Stephen Elliot: Consolidated monitoring tools provide a significant improvement in the speed and accuracy of identifying and resolving application issues. Although many organizations are satisfied with their current solution, especially relative to where they were three years ago, they need to prepare for the 10-100X increase in speed, scale, and complexity that containers and serverless will bring. And it's not just the tools that need to change, but also team structures, skill sets, development processes, and business expectations.

Consolidated monitoring tools are able to collect more in-depth data from more places and apply analytics in real-time to identify and resolve problems more quickly. It's important to recognize the underlying product architecture; analytics built on a streaming architecture can process tremendous amounts of data from thousands of resources and services then build accurate models that help your team find the true root cause of issues.

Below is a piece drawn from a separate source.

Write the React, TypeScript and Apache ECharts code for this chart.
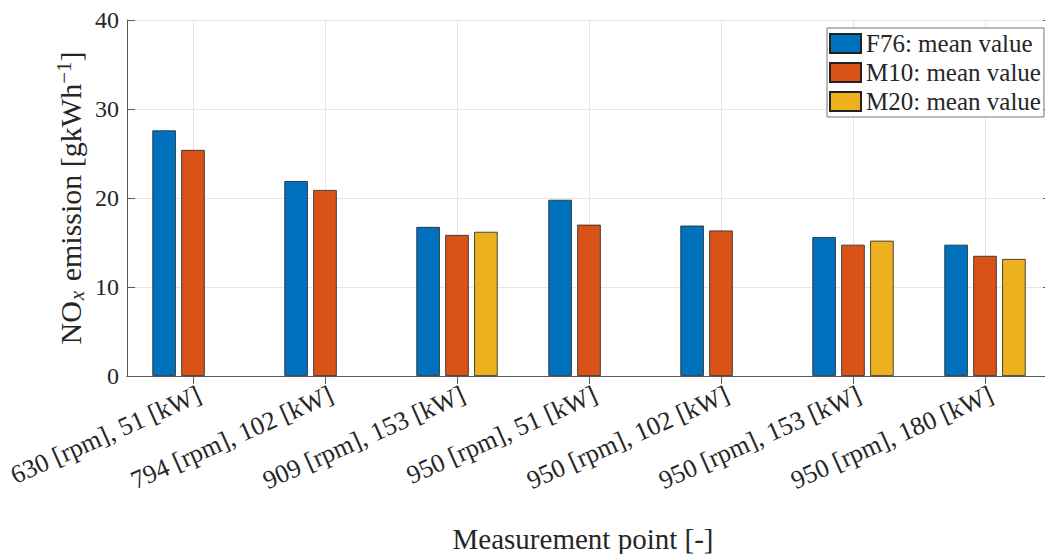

Furthermore, intuitive dashboards powered by the same platform should provide each team with customized views of the same single source of data.

Organizations need to better understand their operational data requirements and how the tools they are using collect and sample data. We are now in a world where everyone wants more data, all the time — but that's not necessarily the right strategy for most companies. It's getting more difficult to find the needle in the haystack. A few modern monitoring solutions are now capable of capturing 100% of operational data, but without powerful analytics, this can introduce noise and bog down decision making. If you require complete visibility into your environment, consider partnering with a vendor that offers powerful analytics for automating the discovery and resolution of issues in real-time.

The most important determination on whether you have the right data is — do you have the date that matters at that moment, for the specific business outcome you're solving for? For example, some traditional APM vendors use random down-sampling of trace data — which can create blind spots in microservices environments and lost data. It's important to consider how your current metrics and APM tools collect and process data and whether they will be able to meet your organizations scale, accuracy, and quality requirements as your environment grows.

What APM approach is best suited for microservices environments?

Stephen Elliot: Distributed tracing is becoming an increasingly important data source for cloud architectures. The level of granularity that distributed tracing provides is very valuable in and of itself, but especially when it is analyzed alongside a broader set of metrics data to provide a more comprehensive application view. The open source instrumentation powering distributed tracing is also another area that enterprises are going to have to consider implementing and managing as part of their adoption of microservices.

In Closing

The monitoring and observability segment is undergoing a tremendous shift to address the future needs of enterprise cloud customers. As the cloud, containers, and even serverless continue to evolve and become the new norm, start investigating modern application monitoring capabilities to see if your existing vendor will be able to meet your future requirements.